If we safely assume that your question relates more specifically to case studies delivered in McKinsey’s recruiting exercises, then my response would be that the best approach is ALWAYS to take the time, as you yourself have mentioned, to pause, order your thoughts in a structured fashion, and then communicate the response in a McKinsey-preferred manner to your interviewer.
This should be done EVERY SINGLE TIME you are posed a question as you progress through the case, and you should always state your intention to the interviewer in every instance that you do this.
A rough (and wholly unscientific!) consensus seems to be that an acceptable amount of ‘pause time’ is as follows:
I - Initial question: 60 – 90 seconds
This is only true if the initial question asks you to develop a structure, come up with the pertinent issues to test in the case study, elaborate on a few initial ideas, etcetera, etcetera. This seems to be a common opener question with McKinsey case studies. However, if the initial question is not as described above, then please see below.
II - Case questions as Case progresses: 20 seconds (preferably less)
Focus on being structured, exhaustive, creative, and all with a demonstration of business judgement and insight in all cases. Also follow this standard if your opener question is not a question related to initial problem-structuring.
III - Recommendation/Finale question (if asked): 60 seconds (less if you can)
This question does not always appear. Or, when it does appear, it may not always be worded in such a way as to be obvious that it is a recommendation/finale/wrap-up questions. However, for a final question, this amount of time would seem appropriate.
4 Things to Note:
- The above commentary relates only to McKinsey-style interviews to which my limited knowledge of interviewer-led Cases concerns.

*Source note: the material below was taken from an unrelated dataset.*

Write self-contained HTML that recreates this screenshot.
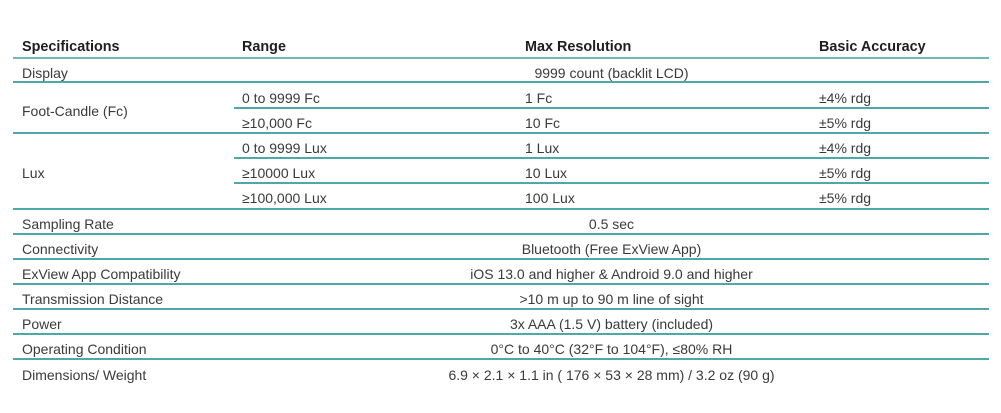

- You should follow this approach even when a question is purely qualitative and straightforward.
- I agree that dynamic conversational flow is impaired by this approach, but McKinsey consultants themselves will (usually) preface the start of the session by warning you that you may be severally interrupted during the interview as they take the Case in different directions. That a comprehensive dynamic conversation for the entirety of the interview will not likely be possible is well-understood and accepted.
- Off-the-fly responses with McKinsey can be penalised. In the event this does happen, it will possibly be cited in your post-interview feedback as an area to address as you progress through successive rounds.
Source for this information:
a few consultant colleagues presently with McKinsey, feedback from a McKinsey coach I have worked with, feedback from trusted Case partners who have interviewed with McKinsey, miscellaneous anecdotes from forums where candidates have discussed their experiences with the McKinsey interview process.
All the best in your upcoming interviews!